New in version 3.0.3 (November 1st, 2012)

  • Adds a service for renaming jobs in the monitoring repository.
  • You can access this as a RESTful Web service or interactively in the UI.
  • A Web service was added for changing the historic date of an analysis result in the monitoring repository.
  • The Web application has been made compatible with legacy JSF containers.
  • Caching of configuration in the Web application was greatly improved, leading to faster page load and job initialization times.

New in version 3.0.2 (October 13th, 2012)

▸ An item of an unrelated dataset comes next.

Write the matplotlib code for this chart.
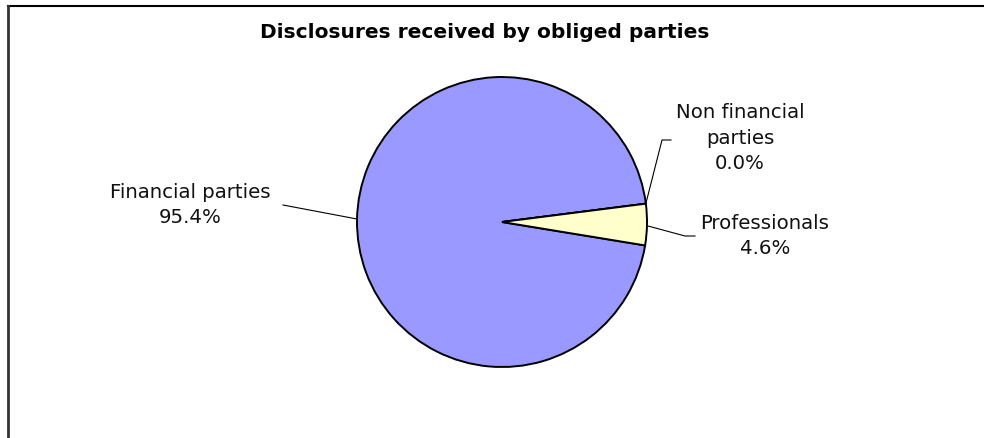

  • When triggering a job in the monitoring web application, the panel auto-refreshes every second to get the latest state of the execution.
  • File-based datastores (such as CSV or Excel spreadsheets) with absolute paths are now correctly resolved in the monitoring web application.
  • The "Select from key/value map" transformer now supports nested select expressions like "Address.Street" or "orderlines[0]".
  • The table lookup mechanism have been optimized for performance, using prepared statements when running against JDBC databases.
  • Administrators can now download file-based datastores directly from the "Datastores" page.
  • Exception handling in the monitoring web application has been improved a bit, making the error messages more precise and intuitive.